Fort Collins mosquitos test positive for West Nile virus

Ravyn Cullor

Mosquitos caught in Fort Collins, Weld County and Berthoud have tested positive for the West Nile virus (WNV), according to a news release from the City of Fort Collins.

According to the release, a variety of mosquito called Culex mosquitos tested positive with a vector index of 0.004. The vector index is the approximate proportion of mosquitoes trapped per night which are infected with WNV, according to the Center for Disease Control.


The vector index has to be 0.75 in all four trapping zones for the City to deploy adulticide, a pesticide which specifically targets the adult of the species, according to the City’s release. However, Larimer County has a lower threshold for adulticide of 0.5 and the Director of the Health and Environment Department may recommend earlier action.

According to Larimer County, investigations into West Nile outbreaks have shown that once a vector index is over .5, the risk of humans getting infected with West Nile virus increases. If Larimer County decides to spray adulticide, it does so to target areas at the highest risk of West Nile infection.
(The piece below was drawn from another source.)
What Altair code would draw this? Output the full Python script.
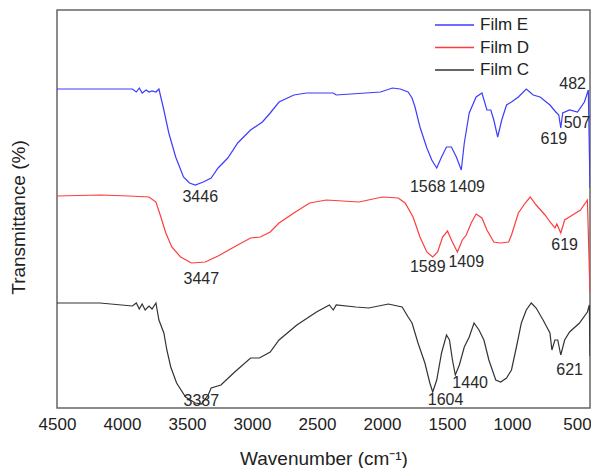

While the risk of getting WNV is still low, the City recommends draining standing water near homes, wearing long-sleeved shirts and full-length pants outside, using insect repellent and limiting time outdoors between dusk and dawn to avoid contact with infected mosquitos.

The Four D’s of West Nile virus prevention, according to the City:

  • Drain: Since mosquitoes breed in water, you should drain any standing water in your yard each week. Bird baths, clogged gutters and kiddie pools are common breeding sites.
  • Dress: Wear lightweight, long-sleeved shirts and long pants while outdoors. Spray clothing with insect repellent since mosquitoes may bite through clothing. 
  • Defend: Apply insect repellent sparingly to exposed skin. Use an approved repellent according to its label.  You can visit the Environmental Protection Agency’s website to find the repellent that fits your protection needs. 
  • Dawn/Dusk: Limit time spent outdoors at dawn through dusk, when mosquitoes are most active and feeding.

WNV can cause neurological disease and death in people, according to the World Health Organization

While 80 percent of people do not develop any symptoms after being infected with WNV, some develop fever, headache, body aches, joint pains, vomiting, diarrhea or rash, according to the CDC. Most people who present with symptoms recover fully, but one in 150 people may develop illness which affects the central nervous system.

Those over the age of 60, those who have certain medical conditions, such as cancer, diabetes, hypertension or kidney disease and those who have had organ transplants are at a higher risk of developing serious symptoms, according to the CDC.